6. File management and retrieval
As a big organization, CERN has its share of necessary paper-work including administration (personnel, payroll, budgets, etc.), documentation (library and publications) and the storage of experimental records and results. Filing and retrieval of information tend nowadays to be computerized in practically every field of organized human activity; at CERN, these pedestrian applications add up to a non-negligible fraction of the total amount of computer use.
7. Pattern recognition
Mainly of importance in spark-chamber and bubble-chamber experiments – the reconstruction of physically coherent and meaningful tracks out of computed coordinates and track elements is performed by the computer according to programmed rules.
8. Process control
Computers can be made to follow any flow of material objects through a processing system by means of sensing devices which, at any moment, supply information on what is happening within the system and what is emerging from it. Instant analysis of this information by the computer may produce a ‘recommendation of an adjustment’ (such as closing a valve, modifying an applied voltage, etc.) which the computer itself may be able to implement. Automation of this kind is valuable when the response must be very quick and the logical chain between the input and the output is too complicated to be entrusted to any rigidly constructed automatic device. At CERN the material flow to be controlled is usually that of charged particles (in accelerators and beam transport systems) but the same approach is applicable in many domains of engineering, such as vacuum and cryogenics.
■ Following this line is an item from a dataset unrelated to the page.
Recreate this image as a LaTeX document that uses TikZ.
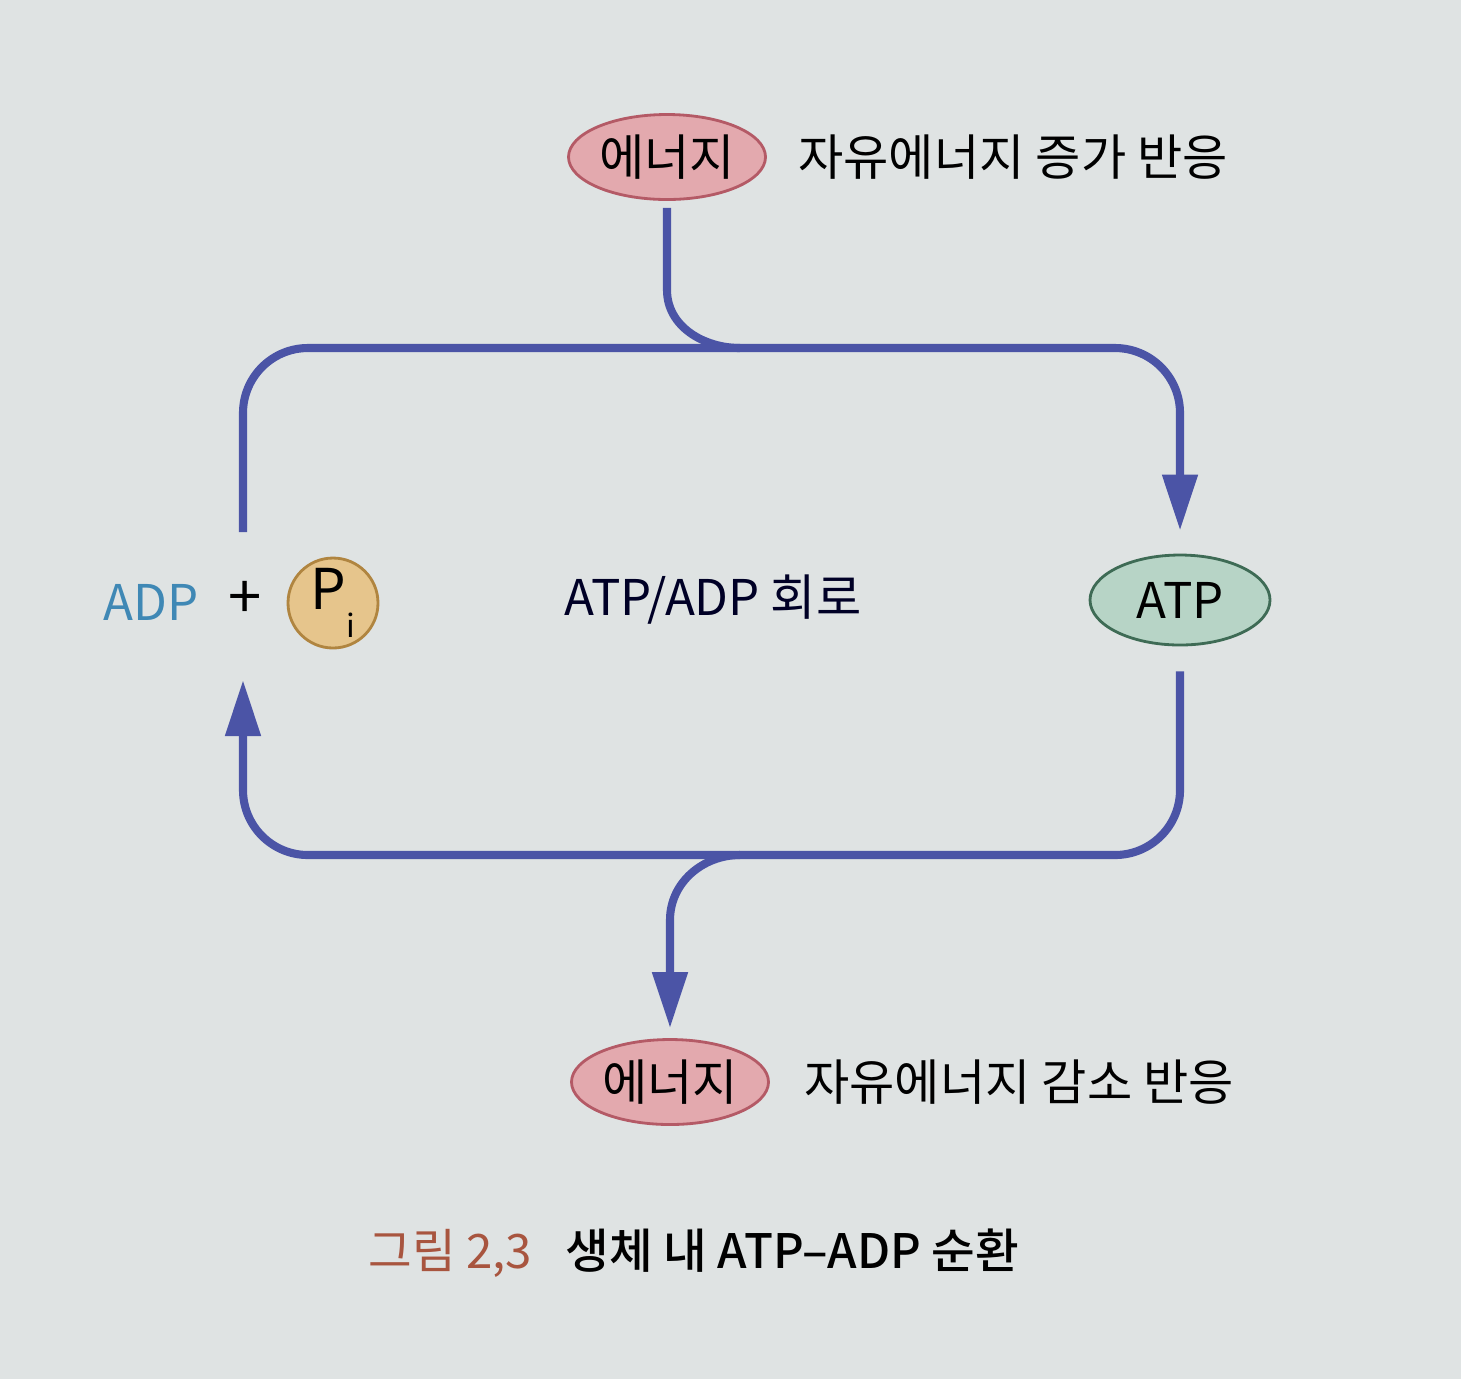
\documentclass[tikz,border=0pt]{standalone}
\usepackage{fontspec}
\setmainfont{Noto Sans CJK KR}
\newfontfamily\capfont{Noto Sans CJK KR}[UprightFont=* Medium]
\usetikzlibrary{arrows.meta,shapes.geometric,positioning}
\definecolor{pageBg}{HTML}{DFE3E3}
\definecolor{cycleBlue}{HTML}{4B54A6}
\definecolor{energyFill}{HTML}{E3A9AE}
\definecolor{energyDraw}{HTML}{B45A66}
\definecolor{atpFill}{HTML}{B7D4C6}
\definecolor{atpDraw}{HTML}{3E6B55}
\definecolor{piFill}{HTML}{E6C58C}
\definecolor{piDraw}{HTML}{B08540}
\definecolor{adpBlue}{HTML}{3F88B5}
\definecolor{figRed}{HTML}{A8553F}
\newcommand{\labelSize}{\fontsize{14}{17}\selectfont}
\newcommand{\cornerRadius}{6.5mm}
\newcommand{\cycleTip}{Triangle[width=3.4mm,length=5.6mm]}

\begin{document}
\begin{tikzpicture}[
    font=\labelSize,
    cycleline/.style={draw=cycleBlue, line width=2.3pt},
    energy/.style={ellipse, draw=energyDraw, fill=energyFill, line width=0.8pt,
      minimum width=1.97cm, minimum height=0.85cm, inner sep=0pt},
    atpbox/.style={ellipse, draw=atpDraw, fill=atpFill, line width=0.8pt,
      minimum width=1.80cm, minimum height=0.90cm, inner sep=0pt},
    pibox/.style={circle, draw=piDraw, fill=piFill, line width=0.8pt,
      minimum size=0.90cm, inner sep=0pt}]
\fill[pageBg] (0,0) rectangle (14.61,-13.79);
\useasboundingbox (0,0) rectangle (14.61,-13.79);

% energy in / out
\node[energy] (etop) at (6.67,-1.57) {에너지};
\node[anchor=west] (ltop) at (7.86,-1.57) {자유에너지 증가 반응};
\node[energy] (ebot) at (6.70,-10.82) {에너지};
\node[anchor=west] (lbot) at (7.92,-10.82) {자유에너지 감소 반응};

% cycle members
\node[atpbox] (atp) at (11.80,-6.00) {ATP};
\node[text=adpBlue] (adp) at (1.51,-6.02) {ADP};
\node[font=\fontsize{17}{17}\selectfont] (plus) at (2.45,-6.00) {+};
\node[pibox] (pi) at (3.33,-6.03) {\fontsize{16}{16}\selectfont P\raisebox{-0.9ex}{\fontsize{9}{9}\selectfont i}};
\node[text=black!85!blue] (cyc) at (7.13,-6.00) {ATP/ADP 회로};

\coordinate (lstart) at (2.43,-5.32);
\coordinate (topL) at (2.43,-3.48);
\coordinate (jtop) at (7.40,-3.48);
\coordinate (botR) at (atp.south |- 0,-8.55);
\coordinate (ltip) at (2.43,-6.80);
\coordinate (jbot) at (7.40,-8.55);

\draw[cycleline, rounded corners=\cornerRadius, -{\cycleTip}]
  (lstart) -- (topL) -| ([yshift=2.3mm]atp.north);
\draw[cycleline, rounded corners=\cornerRadius, -{\cycleTip}]
  ([yshift=-2.5mm]atp.south) -- (botR) -| (ltip);
\draw[cycleline] ([yshift=-0.7mm]etop.south) -- (etop.south |- 0,-2.9)
  to[out=-90,in=180] (jtop);
\draw[cycleline, -{\cycleTip}] (jbot) to[out=180,in=90] (ebot.north |- 0,-9.2)
  -- ([yshift=1mm]ebot.north);

% caption
\node[anchor=west, font=\capfont\fontsize{13.5}{16}\selectfont] (cap) at (3.56,-12.53)
  {\textcolor{figRed}{\rmfamily 그림 2,3}\hspace{0.7em}생체 내 ATP–ADP 순환};
\end{tikzpicture}
\end{document}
Centralization versus autonomy
The numerous computers available at CERN are of a great variety of sizes and degrees of autonomy, which reflects the diversity of their uses. No user likes to share his computer with any other user; yet some of his problems may require a computing system so large and costly, that he cannot expect it to be reserved for his exclusive benefit nor to be kept idle when he does not need it. The biggest computers available at CERN must perforce belong to a central service, accessible to the Laboratory as a whole. In recent years, the main equipment of this service has consisted of a CDC 6600 and CDC 6500. The recent arrival of a 7600 (coupled with a 6400) will multiply the centrally available computing power by a factor of about five.
We are only beginning to discover and explore the new ways of acquiring scientific knowledge which have been opened by the advent of computers
For many applications, much smaller units of computing power are quite adequate. CERN possesses some 80 other computers of various sizes, some of them for use in situations where autonomy is essential (for example, as an integral part of an experimental set-up using electronic techniques or for process control in accelerating systems). In some applications there is need for practically continuous access to a smaller computer together with intermittent access to a larger one. A data-conveying link between the two may then become necessary.
The foregoing remarks are meant to give some idea of how the essential nature of the digital computer and that of high energy physics have blended to produce the present prominence of CERN as a centre of computational physics. The detailed questions of ‘how’ and ‘what for’ are treated in the other articles of this [special March 1972 issue of CERN Courier devoted to computing] concretely enough to show the way for similar developments in other branches of science. In this respect, as in many others, CERN’s pioneering influence may transcend the Organization’s basic function as a centre of research in high energy physics.